In the Jawaharlal Nehru Stadium, the lights were so bright, the effect was literally dazzling. As the Commonwealth Games opened last night in Delhi, drummers drummed, huge puppets danced, and light sabres in the shape of sitars reached into the sky. "I declare the Games open," said Prince Charles. "Let the Games begin," followed India's President, Pratibha Patil. More than 65,000 spectators cheered.
Anthony Peter and his wife, Dolly, watched proceedings by the light of a single, uncovered bulb. In their tiny, two-room house in a slum colony in the south of the city, they had tuned their television to the opening ceremony but they watched without enthusiasm. Just days earlier, officials had come to their community and erected bright blue 8ft screens bearing the Commonwealth Games logo to hide the colony and its impoverished residents from passing traffic. The hoarding that had cut off their colony bore the words: "Come out and play."
"They have done this to hide the poverty so that people cannot see the poor," said Mr Peter, an electrician who works odd jobs to provide for his wife and three children. "We are not going to be able to see any of the Games' events," added his wife. "We have no money for that."
There were two Indias on display last night. In the stadium – where weeks of problems and embarrassment over the Games' shambolic preparations were swept aside by an inspirational opening ceremony directed by the veteran movie producer Shyam Benegal – was the India the establishment wished to display to athletes, spectators and millions of viewers.
It was the India of flair and imagination, of first-class technology and channeled energy, a "rising superpower", in the words of Suresh Kalmadi, the organising committee's chairman and the man widely blamed for the stumbles in preparation, who was booed during his welcoming speech.
This was the India proud of its past, proud of its culture, aware of the value of its people. It was the very best of a country bloated with potential and only the mean-spirited would have suggested that the ceremony was not world-class. Even the athletes from India's arch-rival, Pakistan, earned a rousing, big-hearted reception.

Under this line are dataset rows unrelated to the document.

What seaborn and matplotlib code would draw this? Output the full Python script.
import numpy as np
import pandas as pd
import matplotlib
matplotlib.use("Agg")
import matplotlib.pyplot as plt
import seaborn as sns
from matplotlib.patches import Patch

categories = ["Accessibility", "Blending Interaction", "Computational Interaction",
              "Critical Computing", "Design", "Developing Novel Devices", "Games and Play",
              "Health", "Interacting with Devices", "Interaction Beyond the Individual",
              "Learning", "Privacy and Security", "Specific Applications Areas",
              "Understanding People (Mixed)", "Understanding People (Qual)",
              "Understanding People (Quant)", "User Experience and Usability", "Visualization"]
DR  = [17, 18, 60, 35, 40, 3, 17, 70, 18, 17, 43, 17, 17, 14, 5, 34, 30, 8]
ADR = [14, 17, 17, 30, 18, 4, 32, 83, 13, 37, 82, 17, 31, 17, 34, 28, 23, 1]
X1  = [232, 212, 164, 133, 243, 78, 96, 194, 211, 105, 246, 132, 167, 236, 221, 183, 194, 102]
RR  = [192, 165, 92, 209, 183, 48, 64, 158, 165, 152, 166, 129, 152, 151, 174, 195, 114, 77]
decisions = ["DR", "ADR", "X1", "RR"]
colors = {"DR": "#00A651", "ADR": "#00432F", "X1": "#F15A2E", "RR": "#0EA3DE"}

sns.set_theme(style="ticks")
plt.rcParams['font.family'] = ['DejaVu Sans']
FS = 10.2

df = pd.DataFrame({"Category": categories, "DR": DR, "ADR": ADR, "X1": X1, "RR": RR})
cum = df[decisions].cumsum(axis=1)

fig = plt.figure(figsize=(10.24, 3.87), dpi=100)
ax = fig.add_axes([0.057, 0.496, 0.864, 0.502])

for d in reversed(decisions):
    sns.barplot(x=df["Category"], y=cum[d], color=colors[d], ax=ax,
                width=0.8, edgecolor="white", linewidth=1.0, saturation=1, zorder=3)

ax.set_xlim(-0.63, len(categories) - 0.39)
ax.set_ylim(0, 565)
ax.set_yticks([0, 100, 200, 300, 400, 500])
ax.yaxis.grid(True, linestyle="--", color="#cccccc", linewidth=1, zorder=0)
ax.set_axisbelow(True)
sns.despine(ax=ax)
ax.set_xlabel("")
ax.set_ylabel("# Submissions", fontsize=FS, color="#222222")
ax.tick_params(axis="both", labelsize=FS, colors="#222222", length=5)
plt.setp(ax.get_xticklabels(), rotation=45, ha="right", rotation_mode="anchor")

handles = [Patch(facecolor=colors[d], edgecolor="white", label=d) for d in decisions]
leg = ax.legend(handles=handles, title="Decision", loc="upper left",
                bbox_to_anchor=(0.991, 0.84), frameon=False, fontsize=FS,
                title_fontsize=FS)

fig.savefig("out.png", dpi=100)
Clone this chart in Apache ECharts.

But outside the stadium was the India that did not find a place before the television cameras, whose residents were deemed too unsightly not to be hidden from view by special screens. People like Anthony Peter and his wife. The couple have lived in so-called Coolie Camp colony for more than 10 years. Life there is hard: mains electricity came a couple of years ago, but water still has to be pumped by hand from a shared tap or gathered in buckets from a tanker. Earlier this summer, the authorities used bulldozers to crush the cluster of shacks and simple shops from which many of the community's residents scrabbled a living. People feared the heavy machinery would soon come for their homes.
Perhaps the screens have saved them, some residents suggested, and given them another lease of life. Perhaps if the screens have not been erected, then their homes could have been razed, like those in many other poor communities in the city.
But Mr and Mrs Peter say the Games have done nothing for them. The $6bn (£3.8bn) spent on the event has seen no improvements for their colony. Indeed, such is the level of security that people are afraid to step out beyond the blue barriers while the Games are on for fear police will query their identification cards and force them from the city or lock them up.
"If my husband goes out and can only earn 100 rupees, then we cannot eat a second meal," said Mrs Peter, standing in the tiny cement-floored kitchen of her home, where a tangle of electric wires tumbled from the ceiling. "He can only go out once in the day. Then we have to try and beg some money. And as for the water, since the Games' preparations began, we have had no delivery."
The Games ceremony ended with fireworks and music, songs performed by AR Rahman, best known in the West for his tracks in the film Slumdog Millionaire. It somehow felt cruel to ask whether the people of Coolie Colony knew about film, their lives fixed and centred on their slum. It was their home but also a prison. Asked whether any young people from the community had ever excelled in sport, whether they might be inspired by the opening ceremony that was taking place, one of the Peters' neighbours, a man called Davinder, said: "I have a son who plays cricket. But there is nowhere here for them to play. They cannot even dream of it."
Figures from the games
£1.4bn Current official estimate of the cost of the games. But independent experts say the true outlay will be closer to £4.2bn – 100 times the original projected price tag.
£1.26 Sum that the World Bank estimates more than 800m Indians survive on each day.
40,000 Number of workers involved in preparing Delhi for the Games.
45 Number of workers believed to have died in accidents since construction work began on venues in Delhi.
100 cases of dengue fever reportedly recorded in the Athlete's Village area during the past two months.
100,000 families evicted to smarten Delhi's streets for the games, along with 300,000 vendors, beggars, and rickshaw drivers. There will also be 100,000 police working.